Eclesiástico 27, 4-7 ; 1 Corintios 15, 51.54-58 ; Lucas 6, 39-45
Por: El Peregrino
El libro de Ben Sirac nos ofrece una serie de sentencias de tipo sapiencial que quieren poner de manifiesto la importancia de lo que decimos, de la palabra, como fruto de lo que somos. La criba, el horno, la reflexión, el fruto del árbol son las imágenes de comparación de lo que verdaderamente tiene sentido. No es el oropel de lo externo, sino de lo interno y lo permanente lo que tiene sentido en la vida. La tiranía de la exterioridad es algo que el sabio no soporta. La sabiduría no viene de las cosas que se hacen o se sienten a medias. La sabiduría viene de lo más profundo. Por eso la palabra de sabiduría vale su peso en oro.
Esta lectura de San Pablo a los Corintios podría ser la que en este domingo sirva como clave interpretativa y como mensaje cristiano en el contexto de la eucaristía. Porque la eucaristía es el marco adecuado para celebrar el misterio de la resurrección de Jesús y de los muertos. El texto de Pablo podría completarse mejor con otros versículos anteriores del mismo capítulo que se ha venido leyendo durante varios domingos y, desde cuya perspectiva globalizante, ofrecemos esta reflexión. Pablo habla del paso de lo corruptible a lo incorruptible; de lo mortal, a lo inmortal. Aunque cada uno de los términos tiene su significación, y cada uno de ellos hay que entenderlos por su contrario; la realidad no es una descripción puntual de lo que somos y de lo que seremos, es una descripción totalizante. Es decir: aquí la corporeidad psíquica está determinada por la corruptibilidad, lo mísero y lo débil. No se trata de una maldición, de un modo de ser maldito, sino de ser tal como somos creados por Dios.
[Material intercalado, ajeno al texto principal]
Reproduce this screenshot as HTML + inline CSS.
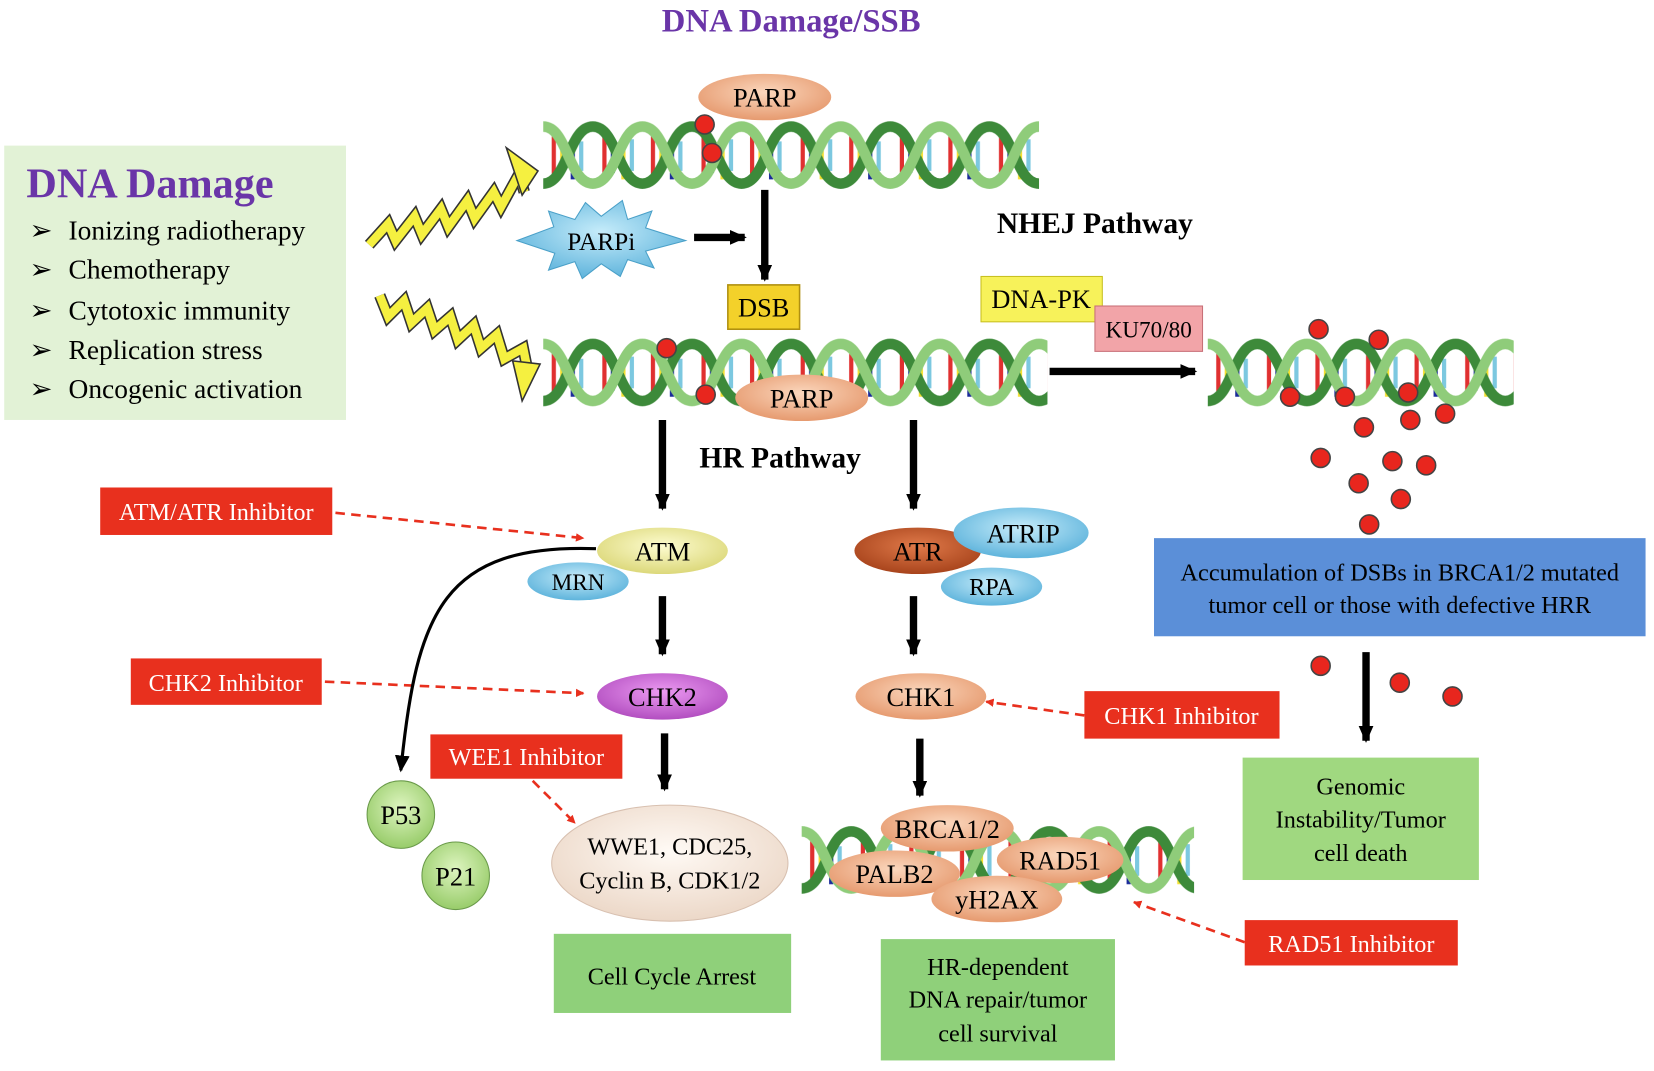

Si no fuéramos así, no existiríamos; por lo tanto, no es algo que expresa negatividad radical, sino limitación creatural: seres vivientes, pero a los que les queda ser todavía seres pneumáticos, inmortales.
Este texto, final del sermón del llano lucano, nos invita a poner en práctica las palabras de Jesús. Se habla de una parábola, que en realidad son dos comparaciones (mashal, proverbio). En primer lugar la del ciego y en segundo lugar la del discípulo y maestro. Después vemos una construcción que se nos presenta como un paralelismo antitético, centrada sobre el árbol bueno y el malo (vv. 43-45), poniendo de manifiesto que todo árbol se valora de verdad por sus frutos. Ninguno puede dar un fruto distinto de su esencia: los higos no se buscan en las espinas, ni las uvas en los zarzales. Todo este conjunto es sapiencial, como el texto de Ben Sirac. Esto lo encontramos, aunque no exactamente así, en Mt 7, 1ss (el sermón de la montaña).
Aunque el cristianismo no es una religión de la perfección o de la efectividad malsana, no quiere decir que no se empeñe en la vida de cada día, en las relaciones humanas. El no juzgar a los demás no significa dejar pasar las cosas como si se estuviera proponiendo una «liberalidad» extrema. Vuelve a tener sentido que la «imitatio Dei» en la misericordia es lo que debe hacernos verdaderos hermanos. De hecho en estos dichos aparece varias veces el término «hermano». Y es para el hermano para quien se debe tener un corazón fraterno y abierto. El corazón es clave en la última de las comparaciones, sobre el fruto bueno. Porque es del corazón, hablando en términos bíblicos, de donde salen los frutos de nuestra vida. ¿Qué es lo que debemos tener en el corazón? Por decirlo en una sola palabra: misericordia. De ahí salen los frutos de nuestra vida para que los demás los recojan.